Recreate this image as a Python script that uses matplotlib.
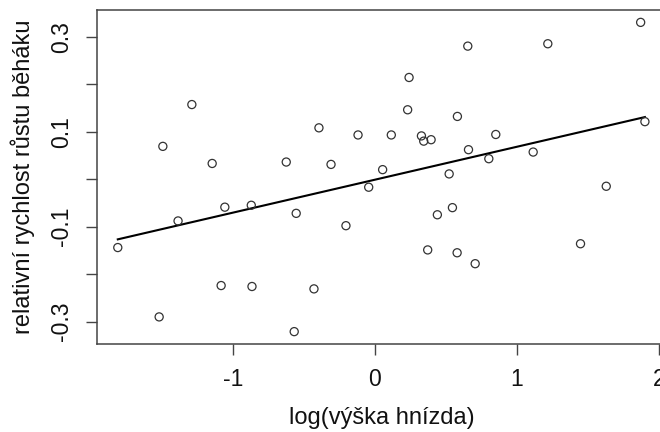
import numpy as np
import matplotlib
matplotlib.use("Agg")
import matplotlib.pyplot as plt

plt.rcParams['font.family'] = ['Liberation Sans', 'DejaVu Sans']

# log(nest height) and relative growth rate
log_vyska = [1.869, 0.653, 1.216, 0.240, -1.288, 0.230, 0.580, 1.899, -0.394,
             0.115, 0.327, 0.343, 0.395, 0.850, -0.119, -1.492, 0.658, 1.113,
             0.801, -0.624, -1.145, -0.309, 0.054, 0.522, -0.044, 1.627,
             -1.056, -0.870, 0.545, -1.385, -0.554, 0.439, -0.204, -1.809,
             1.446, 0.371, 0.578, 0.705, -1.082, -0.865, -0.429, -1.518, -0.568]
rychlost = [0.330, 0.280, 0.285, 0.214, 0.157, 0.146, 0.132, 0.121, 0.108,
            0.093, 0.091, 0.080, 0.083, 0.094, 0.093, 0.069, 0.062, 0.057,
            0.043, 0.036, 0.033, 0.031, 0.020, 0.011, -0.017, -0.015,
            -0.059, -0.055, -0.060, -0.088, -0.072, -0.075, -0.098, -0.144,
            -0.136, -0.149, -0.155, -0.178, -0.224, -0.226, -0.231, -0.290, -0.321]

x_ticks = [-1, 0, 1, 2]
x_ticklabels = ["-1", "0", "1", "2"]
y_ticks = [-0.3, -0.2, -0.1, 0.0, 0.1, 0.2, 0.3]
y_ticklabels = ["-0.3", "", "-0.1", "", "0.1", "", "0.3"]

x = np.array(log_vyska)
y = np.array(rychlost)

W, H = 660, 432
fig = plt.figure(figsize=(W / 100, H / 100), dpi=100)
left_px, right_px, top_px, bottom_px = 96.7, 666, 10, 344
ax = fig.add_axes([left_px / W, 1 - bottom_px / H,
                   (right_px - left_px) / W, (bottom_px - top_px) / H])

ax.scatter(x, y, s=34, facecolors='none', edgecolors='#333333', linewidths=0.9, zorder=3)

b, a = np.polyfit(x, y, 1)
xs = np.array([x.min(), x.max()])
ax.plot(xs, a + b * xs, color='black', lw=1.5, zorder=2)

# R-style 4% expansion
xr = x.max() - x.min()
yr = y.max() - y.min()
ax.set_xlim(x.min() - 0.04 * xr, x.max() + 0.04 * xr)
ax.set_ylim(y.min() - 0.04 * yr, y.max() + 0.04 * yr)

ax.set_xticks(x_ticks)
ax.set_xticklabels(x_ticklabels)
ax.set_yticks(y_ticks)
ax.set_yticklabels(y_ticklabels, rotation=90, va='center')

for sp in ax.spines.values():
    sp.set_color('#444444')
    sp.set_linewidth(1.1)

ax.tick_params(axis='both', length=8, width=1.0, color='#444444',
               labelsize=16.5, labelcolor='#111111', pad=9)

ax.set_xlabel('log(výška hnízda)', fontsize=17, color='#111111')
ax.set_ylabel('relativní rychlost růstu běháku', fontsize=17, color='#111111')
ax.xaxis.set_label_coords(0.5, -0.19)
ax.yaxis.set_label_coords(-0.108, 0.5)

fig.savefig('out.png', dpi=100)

◇ ◇ ◇ ◇

Restate the entire listing word for word, excluding pictures.

Answer in full =
Recreate this image as a Python script that uses matplotlib.
import numpy as np
import matplotlib
matplotlib.use("Agg")
import matplotlib.pyplot as plt

plt.rcParams['font.family'] = ['Liberation Sans', 'DejaVu Sans']

# log(nest height) and relative growth rate
log_vyska = [1.869, 0.653, 1.216, 0.240, -1.288, 0.230, 0.580, 1.899, -0.394,
             0.115, 0.327, 0.343, 0.395, 0.850, -0.119, -1.492, 0.658, 1.113,
             0.801, -0.624, -1.145, -0.309, 0.054, 0.522, -0.044, 1.627,
             -1.056, -0.870, 0.545, -1.385, -0.554, 0.439, -0.204, -1.809,
             1.446, 0.371, 0.578, 0.705, -1.082, -0.865, -0.429, -1.518, -0.568]
rychlost = [0.330, 0.280, 0.285, 0.214, 0.157, 0.146, 0.132, 0.121, 0.108,
            0.093, 0.091, 0.080, 0.083, 0.094, 0.093, 0.069, 0.062, 0.057,
            0.043, 0.036, 0.033, 0.031, 0.020, 0.011, -0.017, -0.015,
            -0.059, -0.055, -0.060, -0.088, -0.072, -0.075, -0.098, -0.144,
            -0.136, -0.149, -0.155, -0.178, -0.224, -0.226, -0.231, -0.290, -0.321]

x_ticks = [-1, 0, 1, 2]
x_ticklabels = ["-1", "0", "1", "2"]
y_ticks = [-0.3, -0.2, -0.1, 0.0, 0.1, 0.2, 0.3]
y_ticklabels = ["-0.3", "", "-0.1", "", "0.1", "", "0.3"]

x = np.array(log_vyska)
y = np.array(rychlost)

W, H = 660, 432
fig = plt.figure(figsize=(W / 100, H / 100), dpi=100)
left_px, right_px, top_px, bottom_px = 96.7, 666, 10, 344
ax = fig.add_axes([left_px / W, 1 - bottom_px / H,
                   (right_px - left_px) / W, (bottom_px - top_px) / H])

ax.scatter(x, y, s=34, facecolors='none', edgecolors='#333333', linewidths=0.9, zorder=3)

b, a = np.polyfit(x, y, 1)
xs = np.array([x.min(), x.max()])
ax.plot(xs, a + b * xs, color='black', lw=1.5, zorder=2)

# R-style 4% expansion
xr = x.max() - x.min()
yr = y.max() - y.min()
ax.set_xlim(x.min() - 0.04 * xr, x.max() + 0.04 * xr)
ax.set_ylim(y.min() - 0.04 * yr, y.max() + 0.04 * yr)

ax.set_xticks(x_ticks)
ax.set_xticklabels(x_ticklabels)
ax.set_yticks(y_ticks)
ax.set_yticklabels(y_ticklabels, rotation=90, va='center')

for sp in ax.spines.values():
    sp.set_color('#444444')
    sp.set_linewidth(1.1)

ax.tick_params(axis='both', length=8, width=1.0, color='#444444',
               labelsize=16.5, labelcolor='#111111', pad=9)

ax.set_xlabel('log(výška hnízda)', fontsize=17, color='#111111')
ax.set_ylabel('relativní rychlost růstu běháku', fontsize=17, color='#111111')
ax.xaxis.set_label_coords(0.5, -0.19)
ax.yaxis.set_label_coords(-0.108, 0.5)

fig.savefig('out.png', dpi=100)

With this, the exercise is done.